--- Start of SOURCE DATA ---

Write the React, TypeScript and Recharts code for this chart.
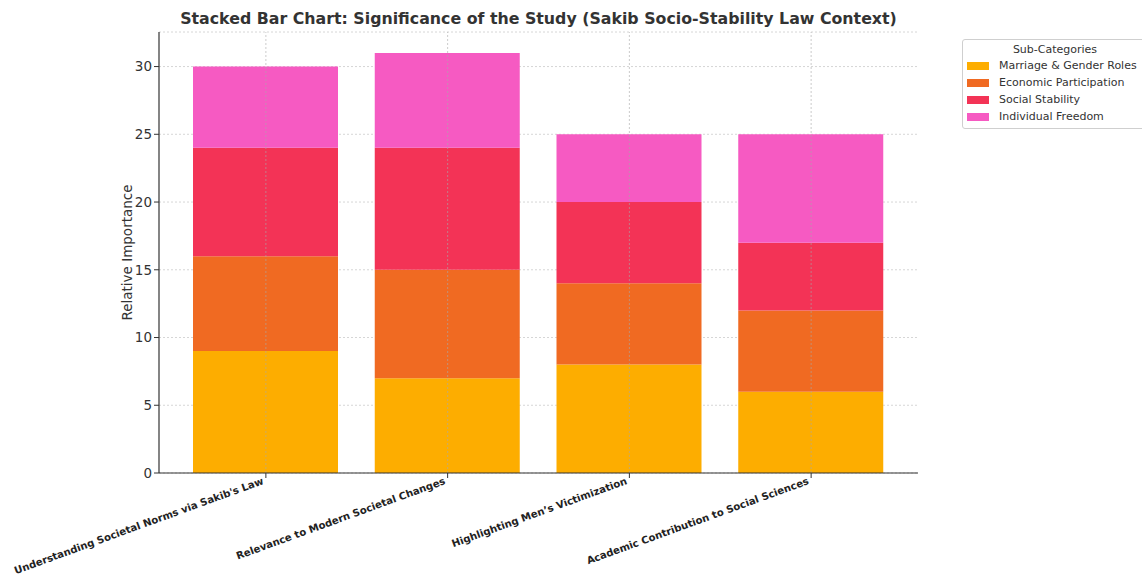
import React from 'react';
import { BarChart, Bar, XAxis, YAxis, CartesianGrid, ReferenceLine } from 'recharts';

const categories = [
  "Understanding Societal Norms via Sakib's Law",
  'Relevance to Modern Societal Changes',
  'Highlighting Men\u2019s Victimization',
  'Academic Contribution to Social Sciences',
];
const seriesNames = ['Marriage & Gender Roles', 'Economic Participation', 'Social Stability', 'Individual Freedom'];
const marriage = [9, 7, 8, 6];
const economic = [7, 8, 6, 6];
const stability = [8, 9, 6, 5];
const freedom = [6, 7, 5, 8];
const colors = ['#FDAD00', '#F06A22', '#F33356', '#F65AC2'];
const yTicks = [0, 5, 10, 15, 20, 25, 30];

const keys = ['marriage', 'economic', 'stability', 'freedom'];
const data = categories.map((name, i) => ({
  name,
  marriage: marriage[i],
  economic: economic[i],
  stability: stability[i],
  freedom: freedom[i],
}));

const FONT = 'DejaVu Sans, sans-serif';

const XTick = (props: any) => {
  const { x, y, payload } = props;
  return (
    <g transform={`translate(${x - 3},${y})`}>
      <text
        x={0}
        y={0}
        dy={4}
        textAnchor="end"
        transform="rotate(-20)"
        fontFamily={FONT}
        fontSize={10.1}
        fontWeight="bold"
        fill="#222"
      >
        {payload.value}
      </text>
    </g>
  );
};

const YLabel = (props: any) => {
  const { viewBox } = props;
  const cx = 127;
  const cy = viewBox.y + viewBox.height / 2;
  return (
    <text
      x={cx}
      y={cy}
      transform={`rotate(-90 ${cx} ${cy})`}
      textAnchor="middle"
      dominantBaseline="central"
      fontFamily={FONT}
      fontSize={13.5}
      fill="#333"
    >
      Relative Importance
    </text>
  );
};

const LegendBox = () => (
  <div
    style={{
      position: 'absolute',
      left: 962,
      top: 39,
      width: 188,
      height: 90,
      border: '1px solid #cfcfcf',
      borderRadius: 3,
      background: '#fff',
      fontFamily: FONT,
      fontSize: 11,
      color: '#333',
      boxSizing: 'border-box',
      padding: '3px 0 0 4px',
    }}
  >
    <div style={{ textAlign: 'center', width: 176, marginBottom: 1 }}>Sub-Categories</div>
    {seriesNames.map((n, i) => (
      <div key={n} style={{ display: 'flex', alignItems: 'center', height: 17 }}>
        <span style={{ display: 'inline-block', width: 22, height: 8, background: colors[i], marginRight: 10 }} />
        <span>{n}</span>
      </div>
    ))}
  </div>
);

export default function App() {
  return (
    <div style={{ position: 'absolute', left: 0, top: 0, width: 1142, height: 575, background: '#fff', overflow: 'hidden' }}>
      <div
        style={{
          position: 'absolute',
          left: 159,
          width: 759,
          top: 9,
          textAlign: 'center',
          fontFamily: FONT,
          fontWeight: 'bold',
          fontSize: 15.8,
          color: '#333',
          whiteSpace: 'nowrap',
        }}
      >
        Stacked Bar Chart: Significance of the Study (Sakib Socio-Stability Law Context)
      </div>
      <BarChart
        width={1142}
        height={575}
        data={data}
        margin={{ top: 32, right: 224, bottom: 0, left: 0 }}
        barSize={145}
      >
        <CartesianGrid stroke="#d6d6d6" strokeDasharray="2 2" vertical={false} />
        <XAxis
          dataKey="name"
          interval={0}
          padding={{ left: 16, right: 16 }}
          tick={<XTick />}
          tickLine={{ stroke: '#333' }}
          tickSize={5}
          axisLine={{ stroke: '#333', strokeWidth: 1.2 }}
          height={102}
        />
        <YAxis
          domain={[0, 32.55]}
          ticks={yTicks}
          tick={{ fontFamily: FONT, fontSize: 13.5, fill: '#333' }}
          tickLine={{ stroke: '#333' }}
          tickSize={5}
          axisLine={{ stroke: '#333', strokeWidth: 1.2 }}
          width={159}
          label={<YLabel />}
        />
        {keys.map((k, i) => (
          <Bar key={k} dataKey={k} stackId="s" fill={colors[i]} name={seriesNames[i]} isAnimationActive={false} />
        ))}
        {categories.map((c) => (
          <ReferenceLine key={c} x={c} stroke="#a8a8a8" strokeOpacity={0.6} strokeDasharray="2 2" />
        ))}
      </BarChart>
      <LegendBox />
    </div>
  );
}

--- End of SOURCE DATA ---

DIRECTIVE:
Leave out the pictures and repeat the lines from the start of the material through the line with "const FONT = 'DejaVu Sans, sans-serif';", inclusive.

TASK RESPONSE:
Write the React, TypeScript and Recharts code for this chart.
import React from 'react';
import { BarChart, Bar, XAxis, YAxis, CartesianGrid, ReferenceLine } from 'recharts';

const categories = [
  "Understanding Societal Norms via Sakib's Law",
  'Relevance to Modern Societal Changes',
  'Highlighting Men\u2019s Victimization',
  'Academic Contribution to Social Sciences',
];
const seriesNames = ['Marriage & Gender Roles', 'Economic Participation', 'Social Stability', 'Individual Freedom'];
const marriage = [9, 7, 8, 6];
const economic = [7, 8, 6, 6];
const stability = [8, 9, 6, 5];
const freedom = [6, 7, 5, 8];
const colors = ['#FDAD00', '#F06A22', '#F33356', '#F65AC2'];
const yTicks = [0, 5, 10, 15, 20, 25, 30];

const keys = ['marriage', 'economic', 'stability', 'freedom'];
const data = categories.map((name, i) => ({
  name,
  marriage: marriage[i],
  economic: economic[i],
  stability: stability[i],
  freedom: freedom[i],
}));

const FONT = 'DejaVu Sans, sans-serif';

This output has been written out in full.